Failure to communicate
City Hall's ban on staff members speaking to media leaves us all underserved
Published: September 7, 2011
News Hits is trying to understand. We also want to help.
What we're trying to understand is why Detroit Mayor Dave Bing and his administration are making it so difficult for journalists to obtain information in the fastest, most efficient way possible.
Because, the fact is, we here at the Metro Times have been experiencing a lot of difficulty getting timely answers to legitimate questions.
If it were just this paper having a problem, we wouldn't be dealing with the issue in print this way. But it's not just a matter of us being excluded from the administration's "A-list" when it comes to media priorities.
It is a problem that extends beyond just us. And the only conclusion we can reach is that the administration, and the "communications team" headed by Dan Lijana, are too anal-retentive for their own good.
Our message to them is, "Ease up a little and everybody — including you — will be the better for it."

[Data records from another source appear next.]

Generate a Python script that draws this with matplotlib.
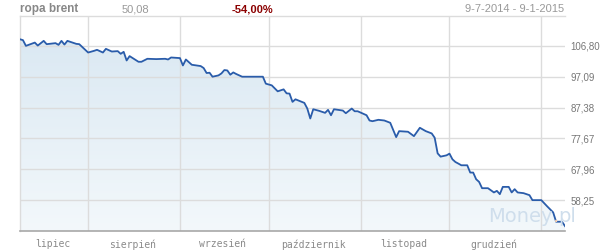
import matplotlib
matplotlib.use("Agg")
import matplotlib.pyplot as plt
import matplotlib.dates as mdates
import numpy as np
import pandas as pd
from matplotlib.patches import Polygon
from matplotlib.colors import LinearSegmentedColormap

# ---- data ----
dates = ["2014-07-09", "2014-07-10", "2014-07-11", "2014-07-14", "2014-07-15", "2014-07-17",
         "2014-07-18", "2014-07-21", "2014-07-22", "2014-07-23", "2014-07-24", "2014-07-25",
         "2014-07-28", "2014-07-29", "2014-08-01", "2014-08-03", "2014-08-04", "2014-08-06",
         "2014-08-07", "2014-08-09", "2014-08-11", "2014-08-12", "2014-08-13", "2014-08-14",
         "2014-08-15", "2014-08-18", "2014-08-19", "2014-08-21", "2014-08-24", "2014-08-27",
         "2014-08-28", "2014-08-29", "2014-09-01", "2014-09-02", "2014-09-03", "2014-09-05",
         "2014-09-08", "2014-09-09", "2014-09-10", "2014-09-11", "2014-09-12", "2014-09-14",
         "2014-09-15", "2014-09-16", "2014-09-17", "2014-09-18", "2014-09-19", "2014-09-20",
         "2014-09-22", "2014-09-29", "2014-09-30", "2014-10-02", "2014-10-04", "2014-10-06",
         "2014-10-07", "2014-10-08", "2014-10-09", "2014-10-10", "2014-10-13", "2014-10-14",
         "2014-10-15", "2014-10-16", "2014-10-18", "2014-10-20", "2014-10-21", "2014-10-22",
         "2014-10-23", "2014-10-26", "2014-10-27", "2014-10-29", "2014-10-30", "2014-10-31",
         "2014-11-03", "2014-11-04", "2014-11-05", "2014-11-07", "2014-11-09", "2014-11-11",
         "2014-11-13", "2014-11-14", "2014-11-17", "2014-11-19", "2014-11-21", "2014-11-23",
         "2014-11-25", "2014-11-26", "2014-11-27", "2014-11-28", "2014-11-30", "2014-12-01",
         "2014-12-02", "2014-12-03", "2014-12-04", "2014-12-05", "2014-12-07", "2014-12-08",
         "2014-12-09", "2014-12-10", "2014-12-11", "2014-12-12", "2014-12-14", "2014-12-16",
         "2014-12-17", "2014-12-18", "2014-12-19", "2014-12-21", "2014-12-22", "2014-12-23",
         "2014-12-24", "2014-12-26", "2014-12-28", "2014-12-29", "2015-01-01", "2015-01-03",
         "2015-01-05", "2015-01-06", "2015-01-08", "2015-01-09"]
prices = [108.87, 108.60, 106.80, 107.83, 106.89, 108.37,
          107.33, 107.65, 107.11, 108.37, 107.21, 108.37,
          107.43, 107.33, 104.70, 105.23, 105.55, 104.70,
          105.86, 105.01, 105.14, 104.29, 104.92, 102.20,
          103.57, 101.79, 101.79, 102.73, 102.63, 102.73,
          102.51, 103.14, 102.95, 100.63, 102.51, 100.85,
          100.44, 99.82, 98.25, 98.34, 97.09, 97.50,
          98.12, 99.19, 99.06, 97.72, 98.44, 97.94,
          97.09, 97.09, 94.90, 94.37, 92.49, 93.11,
          91.86, 91.77, 89.17, 89.98, 88.85, 87.07,
          83.94, 86.85, 86.35, 85.72, 86.66, 84.97,
          86.85, 86.44, 85.60, 87.07, 86.22, 86.22,
          84.97, 83.31, 83.09, 83.53, 83.31, 82.59,
          78.08, 79.96, 79.77, 78.39, 81.02, 79.96,
          79.24, 77.89, 72.97, 71.94, 72.35, 72.88,
          71.10, 70.25, 69.75, 69.22, 69.22, 66.93,
          66.93, 64.83, 63.99, 62.01, 62.01, 60.67,
          61.17, 60.13, 62.42, 62.42, 60.67, 61.70,
          60.67, 60.45, 59.82, 58.25, 58.25, 56.28,
          54.40, 51.46, 51.46, 50.08]
y_ticks = [58.25, 67.96, 77.67, 87.38, 97.09, 106.80]
month_starts = ["2014-08-01", "2014-09-01", "2014-10-01", "2014-11-01", "2014-12-01", "2015-01-01"]
month_mids = ["2014-07-20 00:00", "2014-08-16 00:00", "2014-09-15 12:00",
              "2014-10-16 00:00", "2014-11-15 12:00", "2014-12-16 00:00"]
month_labels = ["lipiec", "sierpień", "wrzesień", "październik", "listopad", "grudzień"]
title_name = "ropa brent"
last_value = "50,08"
change = "-54,00%"
period = "9-7-2014 - 9-1-2015"
x_start, x_end = "2014-07-09", "2015-01-09"
y_min, y_max = 48.54, 116.35

# ---- figure ----
fig = plt.figure(figsize=(6, 2.5), dpi=100)
W, H = 600, 250
ax = fig.add_axes([20 / W, (H - 231) / H, 545 / W, 215.5 / H])

x = mdates.date2num(pd.to_datetime(dates))
y = np.array(prices)
x0 = mdates.date2num(pd.Timestamp(x_start))
x1 = mdates.date2num(pd.Timestamp(x_end))

ax.set_xlim(x0, x1)
ax.set_ylim(y_min, y_max)

# gradient fill under the line
grad = np.linspace(0, 1, 256).reshape(-1, 1)
cmap = LinearSegmentedColormap.from_list("g", ["#f3f8fb", "#d8e7f2"])
img = ax.imshow(grad, extent=[x0, x1, y_min, y_max], origin="lower", aspect="auto",
                cmap=cmap, zorder=1)
poly_xy = np.column_stack([np.r_[x[0], x, x[-1]], np.r_[y_min, y, y_min]])
clip = Polygon(poly_xy, closed=True, transform=ax.transData, facecolor="none", edgecolor="none")
ax.add_patch(clip)
img.set_clip_path(clip)

ax.plot(x, y, color="#2a5caa", lw=1.3, zorder=3, solid_joinstyle="round")

# grid
for ms in month_starts:
    ax.axvline(mdates.date2num(pd.Timestamp(ms)), color="#dcdcdc", lw=1, zorder=2)
for t in y_ticks:
    ax.axhline(t, color="#dcdcdc", lw=1, zorder=2)

for s in ["top", "left"]:
    ax.spines[s].set_color("#dcdcdc")
    ax.spines[s].set_linewidth(1)
ax.spines["right"].set_visible(False)
ax.spines["bottom"].set_color("#a8a8a8")
ax.spines["bottom"].set_linewidth(1.2)

# y tick labels on the right
ax.yaxis.tick_right()
ax.set_yticks(y_ticks)
ax.set_yticklabels([f"{t:.2f}".replace(".", ",") for t in y_ticks], family="Liberation Sans")
ax.tick_params(axis="y", length=0, pad=4, labelsize=7, labelcolor="#777777")

# month labels
ax.set_xticks(mdates.date2num(pd.to_datetime(month_mids)))
ax.set_xticklabels(month_labels, family="DejaVu Sans Mono")
ax.tick_params(axis="x", length=0, pad=6, labelsize=7, labelcolor="#8a8a8a")

# header
hy = 1 - 9 / H
fig.text(20 / W, hy, title_name, fontsize=8.5, fontweight="bold", color="#888888",
         va="center", ha="left", family="Liberation Sans")
fig.text(122 / W, hy, last_value, fontsize=8, color="#999999", va="center", ha="left",
         family="Liberation Sans")
fig.text(232 / W, hy, change, fontsize=8, fontweight="bold", color="#8b0000", va="center",
         ha="left", family="Liberation Sans")
fig.text(564 / W, hy, period, fontsize=8, color="#999999", va="center", ha="right",
         family="Liberation Sans")

# watermark
fig.canvas.draw()
r = fig.canvas.get_renderer()
wy = 1 - 217 / H
t1 = fig.text(488 / W, wy, "Money", fontsize=14, color="#cfdeec", va="center", ha="left", zorder=5)
bb = t1.get_window_extent(renderer=r)
t2 = fig.text(bb.x1 / W, wy, ".", fontsize=14, color="#f2cdb0", va="center", ha="left", zorder=5)
bb2 = t2.get_window_extent(renderer=r)
fig.text(bb2.x1 / W, wy, "pl", fontsize=14, color="#cfdeec", va="center", ha="left", zorder=5)

fig.savefig("out.png", dpi=100)
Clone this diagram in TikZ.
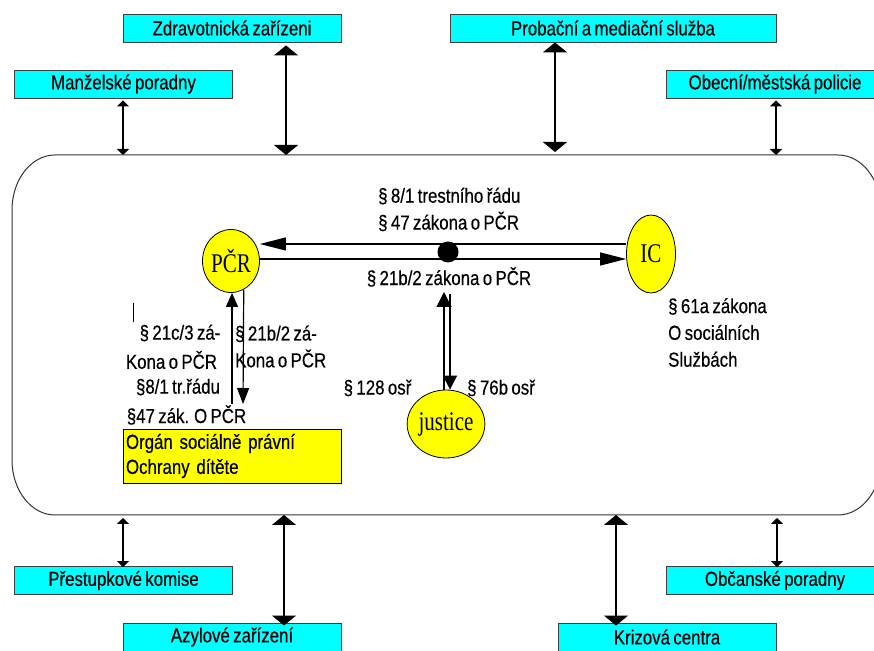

At the heart of the matter is a directive issued by the mayor's Communications Office last year. It stipulates that "staff members" cannot respond to media inquiries, but instead must either "contact a Communications Team Member or take a message to have a Communications Team Member return the phone call."
Part of what's going on, we suspect, is the corporate mentality former businessman Bing has brought to his public sector job. But having a PR person handle the media at a place like Bing Steel is a much different thing than dealing with the daily flood of calls and e-mails from print, TV and radio reporters wanting immediate information on an incredibly wide range of issues.
Now, friction between a mayor and the press happens everywhere. And there's a particularly rich history of that conflict here in Detroit.
Former Mayor Coleman Young freely admitted in his autobiography Hard Stuff that, "I have stubbornly and purposefully withheld information from the media, inviting them to exercise their constitutional recourse and challenge my position with a lawsuit. ... The papers charge that I run the most uncooperative administration in the country, and I say, so be it."
There's no doubt an understandable reason why an administration might want to impose as much control over the information flow as possible.
"Cities are fighting for perception, so people stay there, new companies go there, housing prices stay constant," says Professor Corwin Smidt of Michigan State University's Political Science Department.
"If everybody talks to the media and gives all these different impressions," Smidt says, "in the end the city will look ineffective and dysfunctional."
It is equally dysfunctional, however, to constrict the flow of information so much it is reduced to slow trickle.
But there's also a workable middle ground. Certainly, in most cases, department heads should be astute enough to handle media questions regarding things their department is involved in. If they aren't, then they probably shouldn't be in that position.
Truly smart administrations figure out some equilibrium between wanting to put the best possible spin on coverage in the media and providing the public (via journalists) information that it has a right to.
In our experience, having covered a variety of mayoral administrations, there is a better approach than the one taken by Bing and crew.
Dan Cherrin says that when he was communications manager for then-Mayor Ken Cockrel, "All media requests came through me." He would then decide who should respond to the request, be it a deputy or department head, Cherrin himself, or the mayor.
There was not, however, any directive explicitly forbidding city employees from speaking to the media.
That approach, though still not ideal from the perspective of a reporter, makes infinitely more sense than the tack being taken by the Bing administration.
Why's that? Because the Bing dictum creates a total choke point. We pose questions to Lijana, who then has to go to the appropriate department head, or whoever, to get an answer. Lijana then gets back to us. Maybe. And if he does respond with info, there are likely follow-up questions that need to be asked, which takes more time and adds to the potential for confusion.
It's cumbersome, time-consuming and inefficient for all involved.
But Bing and the constantly revolving cast of characters around him have often shown a profound lack of acumen when it comes to dealing with reporters. That, at least in part, could well stem from the noticeable lack of actual journalism experience on the part of those who've been hired to serve on his communications team.
A prime example of this came last year when the administration took the unprecedented step of relocating the press' City Hall bureau to the basement of the Coleman A. Young Building. It wasn't just that reporters bristled at being banished to the basement because our vanity was bruised; beat reporters can learn a lot just by watching who is coming and going over there on the 11th floor.